> Data excerpt
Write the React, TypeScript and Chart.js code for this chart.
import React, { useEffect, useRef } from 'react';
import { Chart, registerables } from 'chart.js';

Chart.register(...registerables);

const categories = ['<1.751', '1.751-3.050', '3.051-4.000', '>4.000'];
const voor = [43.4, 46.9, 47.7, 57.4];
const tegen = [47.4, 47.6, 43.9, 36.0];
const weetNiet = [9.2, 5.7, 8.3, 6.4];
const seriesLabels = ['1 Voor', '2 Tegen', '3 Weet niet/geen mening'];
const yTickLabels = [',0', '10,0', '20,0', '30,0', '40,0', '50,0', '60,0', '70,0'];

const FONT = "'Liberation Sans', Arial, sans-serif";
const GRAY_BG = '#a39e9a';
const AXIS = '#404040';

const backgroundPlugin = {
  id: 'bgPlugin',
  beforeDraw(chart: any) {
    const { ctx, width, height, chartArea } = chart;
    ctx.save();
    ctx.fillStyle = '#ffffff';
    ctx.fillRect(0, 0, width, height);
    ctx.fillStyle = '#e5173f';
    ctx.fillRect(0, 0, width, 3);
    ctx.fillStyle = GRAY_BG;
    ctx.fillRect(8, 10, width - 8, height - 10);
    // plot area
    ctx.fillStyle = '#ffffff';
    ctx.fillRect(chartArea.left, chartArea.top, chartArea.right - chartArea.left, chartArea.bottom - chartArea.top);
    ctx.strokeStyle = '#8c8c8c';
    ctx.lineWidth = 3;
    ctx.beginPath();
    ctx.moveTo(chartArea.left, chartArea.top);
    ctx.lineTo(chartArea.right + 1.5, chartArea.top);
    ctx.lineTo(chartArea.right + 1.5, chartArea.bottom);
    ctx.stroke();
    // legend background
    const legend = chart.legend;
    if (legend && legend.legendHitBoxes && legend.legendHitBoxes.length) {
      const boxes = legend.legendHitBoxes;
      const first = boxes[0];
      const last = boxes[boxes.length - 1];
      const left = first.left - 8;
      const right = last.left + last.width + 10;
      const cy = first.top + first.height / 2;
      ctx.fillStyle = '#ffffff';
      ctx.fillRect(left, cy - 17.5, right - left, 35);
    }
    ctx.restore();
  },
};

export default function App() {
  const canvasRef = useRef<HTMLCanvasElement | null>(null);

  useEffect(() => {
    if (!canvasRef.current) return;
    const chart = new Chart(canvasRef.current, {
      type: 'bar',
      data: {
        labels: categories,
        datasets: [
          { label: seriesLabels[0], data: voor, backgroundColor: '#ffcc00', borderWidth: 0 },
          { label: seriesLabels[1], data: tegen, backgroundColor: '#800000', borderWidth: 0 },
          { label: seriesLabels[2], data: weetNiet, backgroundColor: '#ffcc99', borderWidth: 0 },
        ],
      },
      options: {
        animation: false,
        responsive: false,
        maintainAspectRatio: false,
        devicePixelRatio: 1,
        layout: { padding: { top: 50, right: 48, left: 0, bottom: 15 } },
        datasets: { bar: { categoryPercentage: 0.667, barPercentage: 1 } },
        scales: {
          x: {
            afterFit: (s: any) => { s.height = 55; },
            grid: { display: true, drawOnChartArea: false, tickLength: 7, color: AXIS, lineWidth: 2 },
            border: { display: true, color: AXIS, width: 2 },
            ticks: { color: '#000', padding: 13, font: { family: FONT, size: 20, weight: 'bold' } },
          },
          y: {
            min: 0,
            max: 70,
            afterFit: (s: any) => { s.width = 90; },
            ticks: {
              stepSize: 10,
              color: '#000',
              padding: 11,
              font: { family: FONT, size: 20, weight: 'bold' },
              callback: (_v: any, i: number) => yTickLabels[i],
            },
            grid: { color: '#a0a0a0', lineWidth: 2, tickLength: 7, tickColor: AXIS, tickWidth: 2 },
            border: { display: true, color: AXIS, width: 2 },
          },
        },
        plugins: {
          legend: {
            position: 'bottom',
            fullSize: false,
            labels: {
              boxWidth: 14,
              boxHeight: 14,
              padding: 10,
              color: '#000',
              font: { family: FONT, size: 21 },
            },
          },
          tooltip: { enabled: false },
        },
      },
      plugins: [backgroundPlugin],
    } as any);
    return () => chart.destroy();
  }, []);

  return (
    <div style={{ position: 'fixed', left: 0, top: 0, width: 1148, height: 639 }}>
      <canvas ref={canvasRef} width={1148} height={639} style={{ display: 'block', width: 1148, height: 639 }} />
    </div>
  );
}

> Problem to solve
Without changing anything, quote the lines from the top of the data to the line that contains "Chart.register(...registerables);", including that line.

> The output
Write the React, TypeScript and Chart.js code for this chart.
import React, { useEffect, useRef } from 'react';
import { Chart, registerables } from 'chart.js';

Chart.register(...registerables);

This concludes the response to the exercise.